Amazon tried to solve its recruitment burden by developing software that could filter out the top 5% of candidates from the CVS it was presented with. The Ai system, a self teaching, machine learning software, ‘read’ tens of thousands of CVs of successful candidates and used that information to create for itself rules for identifying the most suitable prospects. Starting in 2014 and running until 2017, the system downgraded CV’s it identified as being from women and developed a bias towards men. The Ai was sexist, and Amazon scrapped it as a bad job. The problem was, the Ai was using the example of humans as a model for developing the process in an automated way. The gender bias existed in the human system, the successful candidates were usually men. So clearly, when this was used as the information for the Ai to absorb and develop its own system from, it incorporated that bias, and found its own ways of expressing it. Clever, but wrong. And it’s a frequently recurring feature.

In the US they have a partially automated judicial system. Algorithms are used to predict the likelihood of reoffending for persons of crime. And these algorithms have a distinct bias against persons of colour. Have a look at the report on Machine Bias on ProPublica.org for a long read on the subject. And it’s relevant to us here in the UK because decisions regarding all manner of activity are becoming digitised. Decisions relating to child services are being made by software systems, here in the UK, in Hackney, and other London councils.
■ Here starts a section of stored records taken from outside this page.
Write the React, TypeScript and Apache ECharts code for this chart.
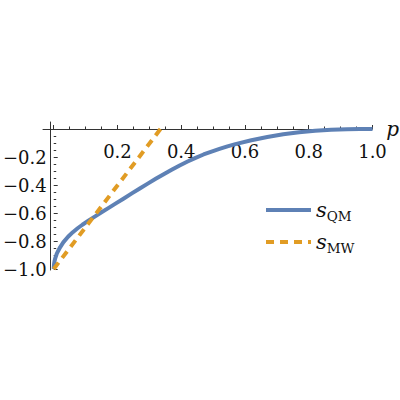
import React, { useEffect, useRef } from "react";
import * as echarts from "echarts";

// s_QM curve (p, s)
const P_QM = [0, 0.001, 0.0025, 0.005, 0.01, 0.02, 0.03, 0.045, 0.06, 0.075, 0.09, 0.11, 0.13, 0.15, 0.17, 0.195, 0.22, 0.245, 0.27, 0.295, 0.32, 0.345, 0.37, 0.395, 0.42, 0.445, 0.47, 0.495, 0.52, 0.545, 0.57, 0.62, 0.67, 0.72, 0.77, 0.82, 0.87, 0.92, 0.96, 1.0];
const S_QM = [-1, -0.966, -0.945, -0.922, -0.888, -0.845, -0.81, -0.77, -0.737, -0.709, -0.684, -0.653, -0.624, -0.595, -0.567, -0.531, -0.496, -0.46, -0.425, -0.39, -0.356, -0.323, -0.291, -0.2605, -0.232, -0.206, -0.182, -0.161, -0.142, -0.124, -0.108, -0.08, -0.057, -0.038, -0.024, -0.013, -0.006, -0.0018, -0.0004, 0];
// s_MW straight line
const P_MW = [0, 0.335];
const S_MW = [-1, 0];

const X_TICK_LABELS = ["0.2", "0.4", "0.6", "0.8", "1.0"];
const Y_TICK_LABELS = ["\u22120.2", "\u22120.4", "\u22120.6", "\u22120.8", "\u22121.0"];
const SERIES_NAMES = ["sQM", "sMW"];
const SUBSCRIPTS = ["QM", "MW"];

const FONT = "DejaVu Serif";
const AXIS_COLOR = "#333";
const BLUE = "#5E81B5";
const ORANGE = "#E19C24";

export default function App() {
  const ref = useRef<HTMLDivElement>(null);
  useEffect(() => {
    if (!ref.current) return;
    const chart = echarts.init(ref.current, undefined, { renderer: "svg" });
    const xLabel = (v: number) => {
      const i = Math.round(v / 0.2) - 1;
      return i >= 0 && i < X_TICK_LABELS.length ? X_TICK_LABELS[i] : "";
    };
    const yLabel = (v: number) => {
      const i = Math.round(-v / 0.2) - 1;
      return i >= 0 && i < Y_TICK_LABELS.length ? Y_TICK_LABELS[i] : "";
    };
    const labelStyle = {
      fontFamily: FONT,
      fontSize: 18,
      color: "#111",
    };
    chart.setOption({
      animation: false,
      backgroundColor: "#fff",
      textStyle: { fontFamily: FONT },
      grid: [
        { left: 50, top: 129, width: 322.5, height: 140 },
        { left: 43, top: 122, width: 335.3, height: 148 },
      ],
      xAxis: [
        {
          type: "value",
          gridIndex: 0,
          position: "top",
          min: 0,
          max: 1,
          interval: 0.2,
          axisLine: { show: false },
          axisTick: { show: true, inside: false, length: 4, lineStyle: { color: AXIS_COLOR } },
          minorTick: { show: true, splitNumber: 4, length: 2.5, lineStyle: { color: AXIS_COLOR } },
          splitLine: { show: false },
          axisLabel: {
            inside: true,
            margin: 13,
            formatter: xLabel,
            ...labelStyle,
          },
        },
        {
          type: "value",
          gridIndex: 1,
          min: -0.0217,
          max: 1.018,
          axisLine: { show: true, onZero: true, lineStyle: { color: AXIS_COLOR, width: 1 } },
          axisTick: { show: false },
          axisLabel: { show: false },
          splitLine: { show: false },
          name: "p",
          nameLocation: "end",
          nameGap: 14,
          nameTextStyle: { fontFamily: FONT, fontStyle: "italic", fontSize: 20, color: "#111" },
        },
      ],
      yAxis: [
        {
          type: "value",
          gridIndex: 0,
          min: -1,
          max: 0,
          interval: 0.2,
          axisLine: { show: false },
          axisTick: { show: true, inside: true, length: 4, lineStyle: { color: AXIS_COLOR } },
          minorTick: { show: true, splitNumber: 4, length: 2.5, lineStyle: { color: AXIS_COLOR } },
          splitLine: { show: false },
          axisLabel: {
            margin: 7,
            formatter: yLabel,
            ...labelStyle,
          },
        },
        {
          type: "value",
          gridIndex: 1,
          min: -1.007,
          max: 0.05,
          axisLine: { show: true, onZero: true, lineStyle: { color: AXIS_COLOR, width: 1 } },
          axisTick: { show: false },
          axisLabel: { show: false },
          splitLine: { show: false },
        },
      ],
      legend: {
        orient: "vertical",
        left: 264,
        top: 197,
        padding: 0,
        itemWidth: 45,
        itemHeight: 14,
        itemGap: 6,
        itemStyle: { opacity: 0 },
        lineStyle: { width: 4 },
        data: SERIES_NAMES,
        formatter: (name: string) => `{s|s}{sub|${SUBSCRIPTS[SERIES_NAMES.indexOf(name)]}}`,
        textStyle: {
          rich: {
            s: { fontFamily: FONT, fontStyle: "italic", fontSize: 21, lineHeight: 20, color: "#111" },
            sub: { fontFamily: FONT, fontSize: 13.5, lineHeight: 13, padding: [12, 0, 0, 0], color: "#111" },
          },
        },
      },
      series: [
        {
          name: SERIES_NAMES[0],
          type: "line",
          xAxisIndex: 0,
          yAxisIndex: 0,
          data: P_QM.map((p, i) => [p, S_QM[i]]),
          smooth: false,
          symbol: "none",
          clip: false,
          lineStyle: { color: BLUE, width: 4, join: "round" },
          itemStyle: { color: BLUE },
        },
        {
          name: SERIES_NAMES[1],
          type: "line",
          xAxisIndex: 0,
          yAxisIndex: 0,
          data: P_MW.map((p, i) => [p, S_MW[i]]),
          symbol: "none",
          clip: false,
          lineStyle: { color: ORANGE, width: 4, type: [8, 6] },
          itemStyle: { color: ORANGE },
        },
      ],
    });
    return () => chart.dispose();
  }, []);
  return (
    <div
      ref={ref}
      style={{ position: "fixed", left: 0, top: 0, width: 400, height: 400, background: "#fff" }}
    />
  );
}
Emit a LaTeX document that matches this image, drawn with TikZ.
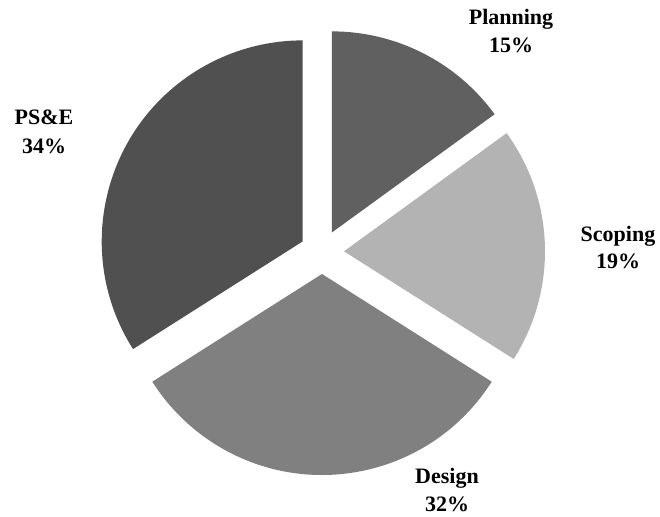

They actually have computer software to ‘predict’ vulnerable children and those at risk from abuse.

Some people might suggest this strategy is nothing to do with actually safeguarding children, and everything to do with cost effectiveness. If the software is required to find 300 families that year, it will. If next year the target is set at 500, it’ll adjust the algorithm and identify more. And of course, no one will be able to challenge the results in any meaningful way, because it’s a case of ‘computer says so’. It’s definitely a concern that our own sometimes unconscious prejudices and biases can find their way into computer software that that institutionalises these problems even further. There’s often talk of institutions being sexist or prejudiced, be it in the wages for women, lower than men, or the next transparency, wages of different races. These issues arise due to deeply held cultural bias that we, as individuals, would probably claim not to hold. Very few people would actually state that women should be paid less than men, and yet in large organisations, on average, they usually are.

The good news is that we, as a Nation, are actually very focused on improving ourselves as a culture and society. We want to be better. We want to be more inclusive, more accepting, more transparent, and fairer.

The problem we really need to avoid is developing computer systems based on how we are now, rather than how we want to be in the future.

Our computer systems should drive us forward, into a better society, not loop us into repeating the mistakes of the present. This means the Ai needs information not just on who we are, but who we hope to become. How to give it that I do not know.